Required work: Set down exactly the lines in the records below that run from the line with "What matplotlib code" to the line with "-0.78, -0.44]", inclusive, and nothing more.

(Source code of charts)
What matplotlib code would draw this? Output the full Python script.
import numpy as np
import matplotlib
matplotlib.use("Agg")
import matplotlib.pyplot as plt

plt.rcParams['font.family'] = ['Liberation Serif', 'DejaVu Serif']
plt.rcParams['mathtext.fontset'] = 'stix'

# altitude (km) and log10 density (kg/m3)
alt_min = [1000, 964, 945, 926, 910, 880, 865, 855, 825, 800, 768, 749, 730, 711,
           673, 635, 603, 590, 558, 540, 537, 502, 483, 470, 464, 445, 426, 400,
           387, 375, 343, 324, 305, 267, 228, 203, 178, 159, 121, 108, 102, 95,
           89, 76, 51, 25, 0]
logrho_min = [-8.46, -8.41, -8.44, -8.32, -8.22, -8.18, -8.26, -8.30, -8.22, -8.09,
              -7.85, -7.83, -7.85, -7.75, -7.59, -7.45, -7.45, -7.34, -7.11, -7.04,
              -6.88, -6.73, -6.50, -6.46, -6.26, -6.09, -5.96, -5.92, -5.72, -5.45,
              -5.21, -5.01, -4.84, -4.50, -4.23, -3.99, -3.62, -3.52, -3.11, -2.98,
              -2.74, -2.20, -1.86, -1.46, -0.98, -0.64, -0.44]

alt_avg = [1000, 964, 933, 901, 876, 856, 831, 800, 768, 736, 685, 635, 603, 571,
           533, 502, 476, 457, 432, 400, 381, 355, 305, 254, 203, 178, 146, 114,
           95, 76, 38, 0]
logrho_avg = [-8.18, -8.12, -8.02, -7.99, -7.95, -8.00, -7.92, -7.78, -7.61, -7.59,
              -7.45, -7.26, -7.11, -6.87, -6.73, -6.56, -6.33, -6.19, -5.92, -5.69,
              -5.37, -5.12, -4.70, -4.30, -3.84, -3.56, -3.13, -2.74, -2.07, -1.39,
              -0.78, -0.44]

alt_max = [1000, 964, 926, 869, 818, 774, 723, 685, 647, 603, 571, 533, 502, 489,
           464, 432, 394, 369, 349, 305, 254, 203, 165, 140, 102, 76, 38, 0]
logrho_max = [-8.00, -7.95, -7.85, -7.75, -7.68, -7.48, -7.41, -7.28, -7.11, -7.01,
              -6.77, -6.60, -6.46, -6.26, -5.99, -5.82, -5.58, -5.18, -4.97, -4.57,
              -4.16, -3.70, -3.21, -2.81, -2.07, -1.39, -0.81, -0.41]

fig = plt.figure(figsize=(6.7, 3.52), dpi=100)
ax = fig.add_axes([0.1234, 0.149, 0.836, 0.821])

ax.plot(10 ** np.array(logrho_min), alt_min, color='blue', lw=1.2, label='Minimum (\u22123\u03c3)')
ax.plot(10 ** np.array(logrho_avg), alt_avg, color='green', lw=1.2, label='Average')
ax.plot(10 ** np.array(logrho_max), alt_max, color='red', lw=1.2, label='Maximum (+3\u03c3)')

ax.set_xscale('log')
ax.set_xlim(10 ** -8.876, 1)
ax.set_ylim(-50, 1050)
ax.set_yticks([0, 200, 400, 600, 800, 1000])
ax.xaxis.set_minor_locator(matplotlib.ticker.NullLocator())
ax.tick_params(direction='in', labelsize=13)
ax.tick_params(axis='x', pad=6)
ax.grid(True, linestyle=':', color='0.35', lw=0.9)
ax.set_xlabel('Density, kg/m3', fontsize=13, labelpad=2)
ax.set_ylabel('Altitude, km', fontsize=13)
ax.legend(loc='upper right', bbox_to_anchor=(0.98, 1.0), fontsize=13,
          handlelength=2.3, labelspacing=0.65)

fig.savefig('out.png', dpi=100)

...

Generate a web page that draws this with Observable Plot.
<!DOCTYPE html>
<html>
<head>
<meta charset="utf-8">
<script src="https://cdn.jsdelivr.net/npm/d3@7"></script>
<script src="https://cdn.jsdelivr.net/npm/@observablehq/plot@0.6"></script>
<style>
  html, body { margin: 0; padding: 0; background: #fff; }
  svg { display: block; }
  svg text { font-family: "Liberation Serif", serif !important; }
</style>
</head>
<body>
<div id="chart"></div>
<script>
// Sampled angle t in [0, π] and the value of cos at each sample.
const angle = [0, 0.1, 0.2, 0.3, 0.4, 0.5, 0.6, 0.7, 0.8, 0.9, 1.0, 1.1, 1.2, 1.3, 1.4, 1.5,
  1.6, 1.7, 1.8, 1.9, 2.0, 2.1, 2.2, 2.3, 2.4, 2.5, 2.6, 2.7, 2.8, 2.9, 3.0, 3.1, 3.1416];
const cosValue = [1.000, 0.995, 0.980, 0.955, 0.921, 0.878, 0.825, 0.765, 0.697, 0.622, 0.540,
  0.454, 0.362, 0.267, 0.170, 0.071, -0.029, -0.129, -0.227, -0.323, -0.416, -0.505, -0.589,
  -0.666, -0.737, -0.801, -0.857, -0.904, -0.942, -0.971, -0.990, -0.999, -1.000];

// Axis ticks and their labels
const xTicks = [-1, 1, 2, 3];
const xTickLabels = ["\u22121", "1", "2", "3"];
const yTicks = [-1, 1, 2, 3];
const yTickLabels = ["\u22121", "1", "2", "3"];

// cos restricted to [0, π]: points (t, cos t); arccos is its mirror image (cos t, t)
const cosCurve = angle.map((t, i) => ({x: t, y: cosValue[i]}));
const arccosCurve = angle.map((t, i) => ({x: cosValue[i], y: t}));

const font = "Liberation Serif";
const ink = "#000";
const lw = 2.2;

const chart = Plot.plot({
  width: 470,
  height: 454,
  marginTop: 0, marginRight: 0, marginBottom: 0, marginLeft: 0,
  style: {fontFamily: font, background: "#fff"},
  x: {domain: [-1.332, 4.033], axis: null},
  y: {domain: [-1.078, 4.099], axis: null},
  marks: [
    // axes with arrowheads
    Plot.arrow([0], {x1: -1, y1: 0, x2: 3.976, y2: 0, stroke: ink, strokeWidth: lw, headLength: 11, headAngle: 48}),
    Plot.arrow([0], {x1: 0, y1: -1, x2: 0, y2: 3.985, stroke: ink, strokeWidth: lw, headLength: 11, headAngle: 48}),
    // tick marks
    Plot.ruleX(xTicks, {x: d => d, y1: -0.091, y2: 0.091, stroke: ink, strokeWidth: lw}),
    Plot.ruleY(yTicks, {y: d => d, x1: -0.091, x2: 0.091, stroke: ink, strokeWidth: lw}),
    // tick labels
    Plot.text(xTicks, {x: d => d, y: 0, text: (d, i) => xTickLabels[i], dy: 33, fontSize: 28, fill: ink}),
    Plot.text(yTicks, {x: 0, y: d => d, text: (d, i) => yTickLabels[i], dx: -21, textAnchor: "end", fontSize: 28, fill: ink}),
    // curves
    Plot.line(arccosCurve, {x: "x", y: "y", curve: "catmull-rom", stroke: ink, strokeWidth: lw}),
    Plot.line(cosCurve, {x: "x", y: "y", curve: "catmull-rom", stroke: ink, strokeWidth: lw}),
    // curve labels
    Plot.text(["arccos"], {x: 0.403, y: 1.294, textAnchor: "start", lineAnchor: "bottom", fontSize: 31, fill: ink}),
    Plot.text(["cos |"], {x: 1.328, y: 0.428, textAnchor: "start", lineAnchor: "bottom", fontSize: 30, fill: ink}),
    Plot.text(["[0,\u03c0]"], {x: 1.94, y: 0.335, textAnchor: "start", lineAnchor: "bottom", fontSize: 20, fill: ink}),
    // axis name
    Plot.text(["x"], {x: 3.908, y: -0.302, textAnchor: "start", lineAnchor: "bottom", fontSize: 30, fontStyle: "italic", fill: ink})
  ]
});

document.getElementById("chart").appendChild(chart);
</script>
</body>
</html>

Response to this task:
What matplotlib code would draw this? Output the full Python script.
import numpy as np
import matplotlib
matplotlib.use("Agg")
import matplotlib.pyplot as plt

plt.rcParams['font.family'] = ['Liberation Serif', 'DejaVu Serif']
plt.rcParams['mathtext.fontset'] = 'stix'

# altitude (km) and log10 density (kg/m3)
alt_min = [1000, 964, 945, 926, 910, 880, 865, 855, 825, 800, 768, 749, 730, 711,
           673, 635, 603, 590, 558, 540, 537, 502, 483, 470, 464, 445, 426, 400,
           387, 375, 343, 324, 305, 267, 228, 203, 178, 159, 121, 108, 102, 95,
           89, 76, 51, 25, 0]
logrho_min = [-8.46, -8.41, -8.44, -8.32, -8.22, -8.18, -8.26, -8.30, -8.22, -8.09,
              -7.85, -7.83, -7.85, -7.75, -7.59, -7.45, -7.45, -7.34, -7.11, -7.04,
              -6.88, -6.73, -6.50, -6.46, -6.26, -6.09, -5.96, -5.92, -5.72, -5.45,
              -5.21, -5.01, -4.84, -4.50, -4.23, -3.99, -3.62, -3.52, -3.11, -2.98,
              -2.74, -2.20, -1.86, -1.46, -0.98, -0.64, -0.44]

alt_avg = [1000, 964, 933, 901, 876, 856, 831, 800, 768, 736, 685, 635, 603, 571,
           533, 502, 476, 457, 432, 400, 381, 355, 305, 254, 203, 178, 146, 114,
           95, 76, 38, 0]
logrho_avg = [-8.18, -8.12, -8.02, -7.99, -7.95, -8.00, -7.92, -7.78, -7.61, -7.59,
              -7.45, -7.26, -7.11, -6.87, -6.73, -6.56, -6.33, -6.19, -5.92, -5.69,
              -5.37, -5.12, -4.70, -4.30, -3.84, -3.56, -3.13, -2.74, -2.07, -1.39,
              -0.78, -0.44]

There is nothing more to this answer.